[START COLLECTED DATA]

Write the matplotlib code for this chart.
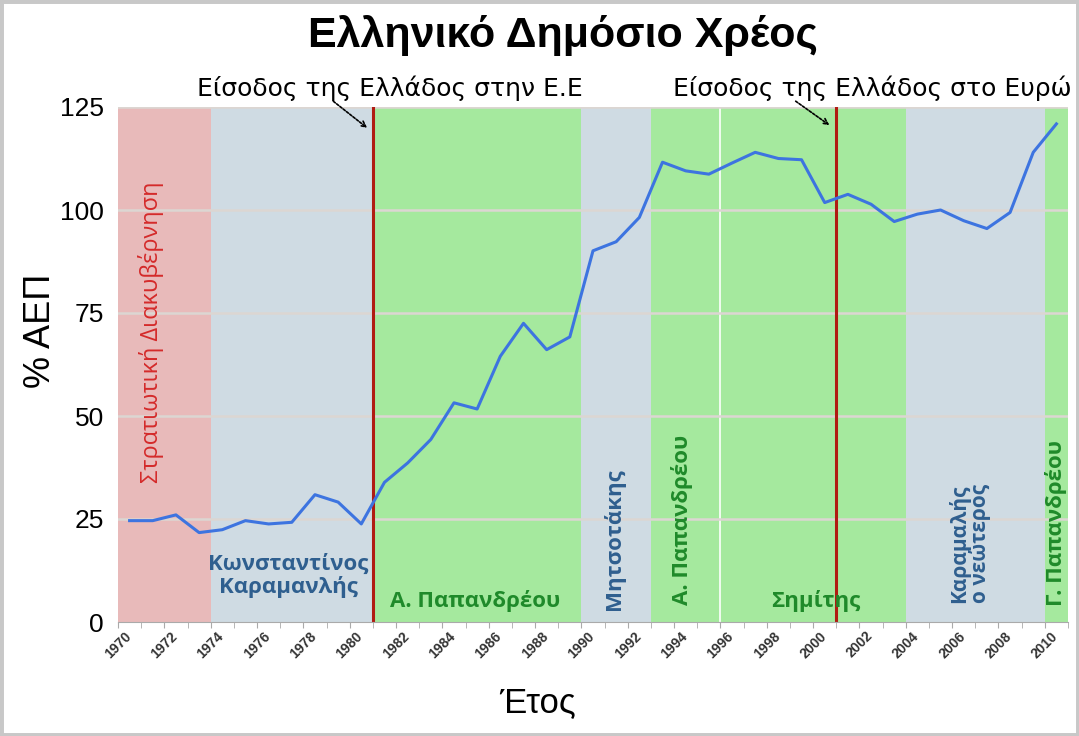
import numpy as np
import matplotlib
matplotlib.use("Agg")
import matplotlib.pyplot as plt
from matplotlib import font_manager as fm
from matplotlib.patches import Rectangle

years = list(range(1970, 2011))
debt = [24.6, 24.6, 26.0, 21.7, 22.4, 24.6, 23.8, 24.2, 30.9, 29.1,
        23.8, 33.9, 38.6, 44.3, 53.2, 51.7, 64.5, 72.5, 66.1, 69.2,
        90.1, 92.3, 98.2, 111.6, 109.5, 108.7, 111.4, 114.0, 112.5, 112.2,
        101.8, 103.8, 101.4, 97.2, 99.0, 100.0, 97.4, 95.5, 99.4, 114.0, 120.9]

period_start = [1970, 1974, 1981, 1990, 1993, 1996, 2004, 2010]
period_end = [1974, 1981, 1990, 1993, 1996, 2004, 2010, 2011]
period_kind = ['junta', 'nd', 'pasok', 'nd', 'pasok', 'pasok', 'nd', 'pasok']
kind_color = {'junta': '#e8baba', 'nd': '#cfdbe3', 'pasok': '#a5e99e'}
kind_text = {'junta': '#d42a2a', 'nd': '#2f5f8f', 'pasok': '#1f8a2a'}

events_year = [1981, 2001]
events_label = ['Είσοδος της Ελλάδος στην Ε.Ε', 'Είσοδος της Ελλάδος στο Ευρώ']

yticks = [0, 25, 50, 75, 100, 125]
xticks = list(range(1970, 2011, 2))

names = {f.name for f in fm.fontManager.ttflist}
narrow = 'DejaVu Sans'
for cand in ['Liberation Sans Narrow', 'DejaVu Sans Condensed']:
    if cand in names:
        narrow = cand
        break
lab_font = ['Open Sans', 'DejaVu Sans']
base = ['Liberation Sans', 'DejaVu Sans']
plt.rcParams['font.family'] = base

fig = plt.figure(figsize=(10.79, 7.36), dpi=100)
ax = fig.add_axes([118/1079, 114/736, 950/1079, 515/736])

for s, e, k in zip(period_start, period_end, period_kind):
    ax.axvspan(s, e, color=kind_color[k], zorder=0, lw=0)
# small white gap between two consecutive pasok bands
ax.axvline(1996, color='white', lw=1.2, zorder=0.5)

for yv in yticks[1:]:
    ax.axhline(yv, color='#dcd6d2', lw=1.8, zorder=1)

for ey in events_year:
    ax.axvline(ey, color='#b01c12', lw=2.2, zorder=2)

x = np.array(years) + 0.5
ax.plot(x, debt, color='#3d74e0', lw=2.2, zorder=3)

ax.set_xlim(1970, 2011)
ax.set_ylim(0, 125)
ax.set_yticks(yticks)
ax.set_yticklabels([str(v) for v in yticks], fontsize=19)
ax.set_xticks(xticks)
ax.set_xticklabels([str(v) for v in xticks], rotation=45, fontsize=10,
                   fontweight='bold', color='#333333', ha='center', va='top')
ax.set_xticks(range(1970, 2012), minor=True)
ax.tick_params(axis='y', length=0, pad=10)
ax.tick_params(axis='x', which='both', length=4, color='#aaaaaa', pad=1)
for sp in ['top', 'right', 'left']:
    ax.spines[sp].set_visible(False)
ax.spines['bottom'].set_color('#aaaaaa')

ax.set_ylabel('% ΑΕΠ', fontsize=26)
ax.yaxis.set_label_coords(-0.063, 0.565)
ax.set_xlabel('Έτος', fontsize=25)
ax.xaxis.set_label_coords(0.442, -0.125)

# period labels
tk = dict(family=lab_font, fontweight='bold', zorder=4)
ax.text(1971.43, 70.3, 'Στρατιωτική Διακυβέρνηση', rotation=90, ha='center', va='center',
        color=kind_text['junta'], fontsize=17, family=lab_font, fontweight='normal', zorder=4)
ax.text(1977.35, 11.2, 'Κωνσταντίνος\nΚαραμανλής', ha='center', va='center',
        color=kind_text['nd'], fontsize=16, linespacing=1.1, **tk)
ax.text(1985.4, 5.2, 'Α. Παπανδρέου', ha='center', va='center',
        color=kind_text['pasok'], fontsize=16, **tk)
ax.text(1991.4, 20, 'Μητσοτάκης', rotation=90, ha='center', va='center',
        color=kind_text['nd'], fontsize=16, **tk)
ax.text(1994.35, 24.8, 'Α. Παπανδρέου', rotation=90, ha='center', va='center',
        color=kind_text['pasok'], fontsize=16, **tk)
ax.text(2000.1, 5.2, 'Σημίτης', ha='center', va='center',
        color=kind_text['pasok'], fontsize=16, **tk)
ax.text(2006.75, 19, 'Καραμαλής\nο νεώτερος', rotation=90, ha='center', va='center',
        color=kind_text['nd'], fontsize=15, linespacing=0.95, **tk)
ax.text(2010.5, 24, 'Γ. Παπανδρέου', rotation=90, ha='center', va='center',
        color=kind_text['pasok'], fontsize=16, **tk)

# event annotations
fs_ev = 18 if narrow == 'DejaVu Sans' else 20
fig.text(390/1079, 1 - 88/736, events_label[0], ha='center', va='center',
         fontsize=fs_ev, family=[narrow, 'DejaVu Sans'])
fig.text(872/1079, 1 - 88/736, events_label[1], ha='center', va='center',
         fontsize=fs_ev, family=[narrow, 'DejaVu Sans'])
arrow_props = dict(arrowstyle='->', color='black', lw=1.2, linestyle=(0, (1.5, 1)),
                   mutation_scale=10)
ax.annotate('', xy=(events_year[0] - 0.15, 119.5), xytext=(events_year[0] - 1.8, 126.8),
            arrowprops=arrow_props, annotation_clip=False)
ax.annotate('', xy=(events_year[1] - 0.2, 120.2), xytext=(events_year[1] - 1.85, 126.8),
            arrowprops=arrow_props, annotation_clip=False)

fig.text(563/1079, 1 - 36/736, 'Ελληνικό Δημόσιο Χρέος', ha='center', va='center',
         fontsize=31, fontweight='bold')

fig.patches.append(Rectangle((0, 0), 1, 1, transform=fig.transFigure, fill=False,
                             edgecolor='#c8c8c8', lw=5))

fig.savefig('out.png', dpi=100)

[END COLLECTED DATA]

◆ EXERCISE OBJECTIVE ◆
Set down all the data again exactly as above, pictures excluded.

◆ ANSWER IN FULL ◆
Write the matplotlib code for this chart.
import numpy as np
import matplotlib
matplotlib.use("Agg")
import matplotlib.pyplot as plt
from matplotlib import font_manager as fm
from matplotlib.patches import Rectangle

years = list(range(1970, 2011))
debt = [24.6, 24.6, 26.0, 21.7, 22.4, 24.6, 23.8, 24.2, 30.9, 29.1,
        23.8, 33.9, 38.6, 44.3, 53.2, 51.7, 64.5, 72.5, 66.1, 69.2,
        90.1, 92.3, 98.2, 111.6, 109.5, 108.7, 111.4, 114.0, 112.5, 112.2,
        101.8, 103.8, 101.4, 97.2, 99.0, 100.0, 97.4, 95.5, 99.4, 114.0, 120.9]

period_start = [1970, 1974, 1981, 1990, 1993, 1996, 2004, 2010]
period_end = [1974, 1981, 1990, 1993, 1996, 2004, 2010, 2011]
period_kind = ['junta', 'nd', 'pasok', 'nd', 'pasok', 'pasok', 'nd', 'pasok']
kind_color = {'junta': '#e8baba', 'nd': '#cfdbe3', 'pasok': '#a5e99e'}
kind_text = {'junta': '#d42a2a', 'nd': '#2f5f8f', 'pasok': '#1f8a2a'}

events_year = [1981, 2001]
events_label = ['Είσοδος της Ελλάδος στην Ε.Ε', 'Είσοδος της Ελλάδος στο Ευρώ']

yticks = [0, 25, 50, 75, 100, 125]
xticks = list(range(1970, 2011, 2))

names = {f.name for f in fm.fontManager.ttflist}
narrow = 'DejaVu Sans'
for cand in ['Liberation Sans Narrow', 'DejaVu Sans Condensed']:
    if cand in names:
        narrow = cand
        break
lab_font = ['Open Sans', 'DejaVu Sans']
base = ['Liberation Sans', 'DejaVu Sans']
plt.rcParams['font.family'] = base

fig = plt.figure(figsize=(10.79, 7.36), dpi=100)
ax = fig.add_axes([118/1079, 114/736, 950/1079, 515/736])

for s, e, k in zip(period_start, period_end, period_kind):
    ax.axvspan(s, e, color=kind_color[k], zorder=0, lw=0)
# small white gap between two consecutive pasok bands
ax.axvline(1996, color='white', lw=1.2, zorder=0.5)

for yv in yticks[1:]:
    ax.axhline(yv, color='#dcd6d2', lw=1.8, zorder=1)

for ey in events_year:
    ax.axvline(ey, color='#b01c12', lw=2.2, zorder=2)

x = np.array(years) + 0.5
ax.plot(x, debt, color='#3d74e0', lw=2.2, zorder=3)

ax.set_xlim(1970, 2011)
ax.set_ylim(0, 125)
ax.set_yticks(yticks)
ax.set_yticklabels([str(v) for v in yticks], fontsize=19)
ax.set_xticks(xticks)
ax.set_xticklabels([str(v) for v in xticks], rotation=45, fontsize=10,
                   fontweight='bold', color='#333333', ha='center', va='top')
ax.set_xticks(range(1970, 2012), minor=True)
ax.tick_params(axis='y', length=0, pad=10)
ax.tick_params(axis='x', which='both', length=4, color='#aaaaaa', pad=1)
for sp in ['top', 'right', 'left']:
    ax.spines[sp].set_visible(False)
ax.spines['bottom'].set_color('#aaaaaa')

ax.set_ylabel('% ΑΕΠ', fontsize=26)
ax.yaxis.set_label_coords(-0.063, 0.565)
ax.set_xlabel('Έτος', fontsize=25)
ax.xaxis.set_label_coords(0.442, -0.125)

# period labels
tk = dict(family=lab_font, fontweight='bold', zorder=4)
ax.text(1971.43, 70.3, 'Στρατιωτική Διακυβέρνηση', rotation=90, ha='center', va='center',
        color=kind_text['junta'], fontsize=17, family=lab_font, fontweight='normal', zorder=4)
ax.text(1977.35, 11.2, 'Κωνσταντίνος\nΚαραμανλής', ha='center', va='center',
        color=kind_text['nd'], fontsize=16, linespacing=1.1, **tk)
ax.text(1985.4, 5.2, 'Α. Παπανδρέου', ha='center', va='center',
        color=kind_text['pasok'], fontsize=16, **tk)
ax.text(1991.4, 20, 'Μητσοτάκης', rotation=90, ha='center', va='center',
        color=kind_text['nd'], fontsize=16, **tk)
ax.text(1994.35, 24.8, 'Α. Παπανδρέου', rotation=90, ha='center', va='center',
        color=kind_text['pasok'], fontsize=16, **tk)
ax.text(2000.1, 5.2, 'Σημίτης', ha='center', va='center',
        color=kind_text['pasok'], fontsize=16, **tk)
ax.text(2006.75, 19, 'Καραμαλής\nο νεώτερος', rotation=90, ha='center', va='center',
        color=kind_text['nd'], fontsize=15, linespacing=0.95, **tk)
ax.text(2010.5, 24, 'Γ. Παπανδρέου', rotation=90, ha='center', va='center',
        color=kind_text['pasok'], fontsize=16, **tk)

# event annotations
fs_ev = 18 if narrow == 'DejaVu Sans' else 20
fig.text(390/1079, 1 - 88/736, events_label[0], ha='center', va='center',
         fontsize=fs_ev, family=[narrow, 'DejaVu Sans'])
fig.text(872/1079, 1 - 88/736, events_label[1], ha='center', va='center',
         fontsize=fs_ev, family=[narrow, 'DejaVu Sans'])
arrow_props = dict(arrowstyle='->', color='black', lw=1.2, linestyle=(0, (1.5, 1)),
                   mutation_scale=10)
ax.annotate('', xy=(events_year[0] - 0.15, 119.5), xytext=(events_year[0] - 1.8, 126.8),
            arrowprops=arrow_props, annotation_clip=False)
ax.annotate('', xy=(events_year[1] - 0.2, 120.2), xytext=(events_year[1] - 1.85, 126.8),
            arrowprops=arrow_props, annotation_clip=False)

fig.text(563/1079, 1 - 36/736, 'Ελληνικό Δημόσιο Χρέος', ha='center', va='center',
         fontsize=31, fontweight='bold')

fig.patches.append(Rectangle((0, 0), 1, 1, transform=fig.transFigure, fill=False,
                             edgecolor='#c8c8c8', lw=5))

fig.savefig('out.png', dpi=100)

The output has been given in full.